Any group of order $n$ is cyclic if and only if $n$ is square-free and no prime factor of $n$ is congruent to one modulo any other prime factor of $n$.* Thus, the smallest such $n$ divisible by two primes is $3\cdot5=15$, the smallest divisible by three primes is $255=3\cdot5\cdot17$, etc. Dirichlet's theorem on primes in arithmetic progression guarantees that given any such $n$ we can always find a multiple of $n$ containing an additional prime factor, that also has this property. (Just take the sequences with steps of size $n$ starting with a number that is coprime to $n$ and not congruent to $1$ mod $n$.)

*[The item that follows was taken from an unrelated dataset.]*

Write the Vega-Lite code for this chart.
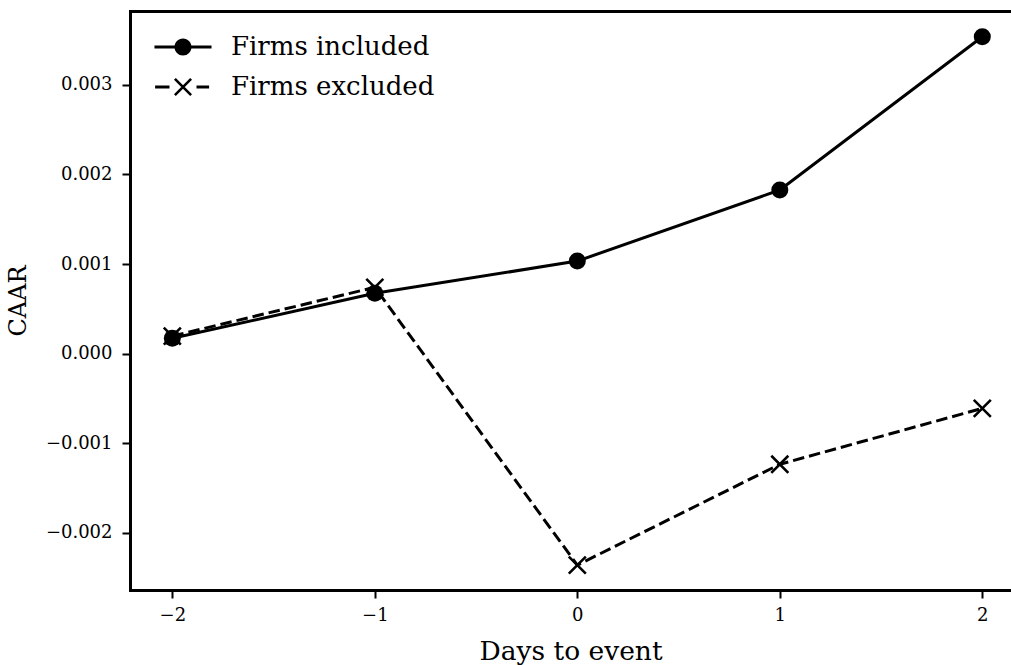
{
  "$schema": "https://vega.github.io/schema/vega-lite/v6.json",
  "width": 881,
  "height": 579,
  "autosize": "none",
  "padding": {"left": 130, "top": 11, "right": 0, "bottom": 75},
  "background": "white",
  "config": {
    "view": {"stroke": null},
    "font": "DejaVu Serif",
    "axis": {
      "domainColor": "black",
      "domainWidth": 3,
      "domainCap": "square",
      "tickColor": "black",
      "tickWidth": 2,
      "tickSize": 8,
      "labelColor": "black",
      "labelFont": "DejaVu Serif",
      "labelFontSize": 18,
      "titleFont": "DejaVu Serif",
      "titleFontSize": 26.5,
      "titleFontWeight": "normal",
      "titleColor": "black",
      "grid": false
    },
    "legend": {
      "labelFont": "DejaVu Serif",
      "labelFontSize": 26,
      "labelColor": "black",
      "labelLimit": 500
    }
  },
  "data": {
    "values": [
      {"day": -2, "caar": 0.000171, "series": "Firms included"},
      {"day": -1, "caar": 0.000673, "series": "Firms included"},
      {"day": 0, "caar": 0.001033, "series": "Firms included"},
      {"day": 1, "caar": 0.001826, "series": "Firms included"},
      {"day": 2, "caar": 0.003537, "series": "Firms included"},
      {"day": -2, "caar": 0.000196, "series": "Firms excluded"},
      {"day": -1, "caar": 0.00074, "series": "Firms excluded"},
      {"day": 0, "caar": -0.00236, "series": "Firms excluded"},
      {"day": 1, "caar": -0.001235, "series": "Firms excluded"},
      {"day": 2, "caar": -0.000611, "series": "Firms excluded"}
    ]
  },
  "resolve": {"axis": {"x": "independent"}},
  "layer": [
    {
      "transform": [{"filter": "datum.series === 'Firms included'"}],
      "mark": {"type": "line", "color": "black", "strokeWidth": 3, "strokeJoin": "round"},
      "encoding": {
        "x": {
          "field": "day", "type": "quantitative",
          "scale": {"domain": [-2.209, 2.1417], "nice": false, "zero": false},
          "axis": {"orient": "bottom", "values": [-2, -1, 0, 1, 2], "format": "d", "title": "Days to event", "labelPadding": 8, "titlePadding": 14}
        },
        "y": {
          "field": "caar", "type": "quantitative",
          "scale": {"domain": [-0.002638, 0.003824], "nice": false, "zero": false},
          "axis": {"values": [-0.002, -0.001, 0, 0.001, 0.002, 0.003], "format": ".3f", "title": "CAAR", "titleFontSize": 24, "labelPadding": 10, "titlePadding": 15}
        }
      }
    },
    {
      "transform": [{"filter": "datum.series === 'Firms excluded'"}],
      "mark": {"type": "line", "color": "black", "strokeWidth": 3, "strokeJoin": "round", "strokeDash": [11.5, 5]},
      "encoding": {
        "x": {"field": "day", "type": "quantitative", "axis": null},
        "y": {"field": "caar", "type": "quantitative"}
      }
    },
    {
      "transform": [{"filter": "datum.series === 'Firms included'"}],
      "mark": {"type": "point", "shape": "circle", "filled": true, "color": "black", "size": 290, "opacity": 1},
      "encoding": {
        "x": {"field": "day", "type": "quantitative", "axis": null},
        "y": {"field": "caar", "type": "quantitative"}
      }
    },
    {
      "transform": [{"filter": "datum.series === 'Firms excluded'"}],
      "mark": {"type": "point", "shape": "M-1,-1L1,1M-1,1L1,-1", "filled": false, "color": "black", "strokeWidth": 2.6, "size": 290, "opacity": 1},
      "encoding": {
        "x": {"field": "day", "type": "quantitative", "axis": null},
        "y": {"field": "caar", "type": "quantitative"}
      }
    },
    {
      "mark": {"type": "point", "filled": true, "fill": "black", "opacity": 0},
      "encoding": {
        "x": {"field": "day", "type": "quantitative", "axis": {"orient": "top", "labels": false, "ticks": false, "title": null, "domain": true}},
        "y": {"field": "caar", "type": "quantitative"},
        "shape": {
          "field": "series", "type": "nominal",
          "scale": {
            "domain": ["Firms included", "Firms excluded"],
            "range": [
              "M-3.17,-0.16H-0.8V0.16H-3.17Z M0.8,-0.16H3.17V0.16H0.8Z M-0.95,0A0.95,0.95 0 1,1 0.95,0A0.95,0.95 0 1,1 -0.95,0Z",
              "M-3.1,-0.16H-1.5V0.16H-3.1Z M1.5,-0.16H2.9V0.16H1.5Z M-0.798,-1.002L1.002,0.798L0.798,1.002L-1.002,-0.798Z M-0.798,1.002L-1.002,0.798L0.798,-1.002L1.002,-0.798Z"
            ]
          },
          "legend": {
            "title": null,
            "orient": "none",
            "legendX": 40,
            "legendY": 23,
            "padding": 0,
            "labelOffset": 35,
            "rowPadding": 14,
            "symbolSize": 324,
            "symbolFillColor": "black",
            "symbolStrokeWidth": 0,
            "symbolOpacity": 1
          }
        }
      }
    }
  ]
}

This there are such numbers $n$ with as many prime factors as you please. And it isn't too difficult to construct them by the greedy method of looking for the next prime that isn't $1$ mod any primes already selected. But it seems unlikely this will always give the smallest $n$ corresponding to a given number of prime factors. Is there a way (more elegant than sheer brute force) to determine for each $k$ the smallest $n$ that is a square-free product of $k$ distinct primes none of which is congruent to $1$ mod one of the others?
* If you are interested in the group theory argument, square-free is an obvious necessity, and if $p$ divides $q-1$, then there is a non-abelian semi-direct product. The converse is a consequence of the counting portion of Philip Hall's theorems..